Thursday, March 17, 2011

A new sound

This week has been increasingly lovely. Each day has been warmer and brighter than the last. The sun shine is getting stronger, making me feel like I am waking up from a long nap. The weak sun in the winter makes me feel like my eyes are not quite open -- not until the rays of the sun strengthen do I feel like my eyes are really, truly open. That's been happening this week.

Violets growing in the woods by the river
Yesterday I was finished with my classes before 2, so I was home early. After lunch, the warm sunshine beckoned me outside. I threw my camera, sketch book, pen and phone into a bag and walked to the river. (I'm not sure why I am always drawn to water on lovely days.....I may have to explore that line of thought one of these days.)

I walked down the road, through a pasture, then along a grassy lane to the river. Everywhere I looked, tiny violets poked up through last year's dead leaves, ferns, and grass. Some were light purple, others, a deep royal purple -- and all of them smelled sweeter than any violets I've ever smelled. They smelled like candy.

As I got closer to the river, I heard a sound I'd never heard before. At first it reminded me of spring peepers back in Maine (little tree frogs), but from the intensity of the sound, I was pretty sure it was coming from a much bigger frog than a peeper.

Earsplitting -- that's a good word to describe the noise from these unseen frogs. I was at the riverbank, but I couldn't see any of the frogs. However, the assault on my eardrums assured me that there were many, many of them right in front of me. I was walking into the sun, so the glare on the water heightened the contrast of everything in front of me. All I could see of the frogs were the rings of ripples left behind after they hopped into the water and disappeared beneath the surface.

I thought that if I turned around and had the sun to my back I would be able to spot at least one of the elusive little guys. Sure enough, not two minutes after I reoriented myself, I saw one of the frogs jump from the bank into the water -- a good-size, spotted frog -- greens and browns -- exactly the same colors as the rocks and algae in the water.

I contemplated trying to catch one, but knowing what is in the water further upriver, decided that would not be a good idea. So I just watched them and snapped a few pictures.

Now that I knew what the frogs looked like, and the light was direct, I saw them at every step I took as I headed back toward the grassy lane to the road. I stopped at one spot where I saw several of the frogs to try to see them making the crazily-loud squeaking/ringing sound. I watched one for a few minutes, but couldn't see anything moving that matched the sound. I shifted my focus to another, larger frog a foot away from the first one and found what I was looking for. As the frog emitted an unearthly-loud squeaking, two bubbles of skin blew up on either side of its head. It looked the frog was made of gray-green bubble gum.

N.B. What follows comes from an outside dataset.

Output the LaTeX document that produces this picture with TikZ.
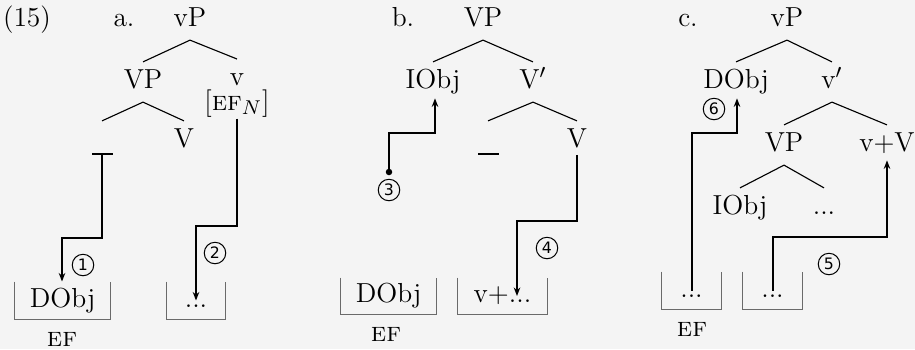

As soon as the squeaking stopped, the bubbles deflated.

Bubble-head froggy
For several minutes, I watched the frog with the bubbles -- then I noticed that it was moving toward one that wasn't making any ear-splitting noises nor blowing any bubbles. I wondered if it was a female and the other was a male. Suddenly the bubble-head frog jumped on top of the other frog.

Suspicion confirmed.


  1. Have they asked you to say ბაყაყი წყალში ყიყინებს? Really enjoying your blog.

  2. Noel,
    No, they haven't. Can I assume it's something unsavory? I wouldn't be able to pronounce it correctly anyway.... I can't say the letters "ყ" or "წ!"

    Glad to know you are enjoying the posts!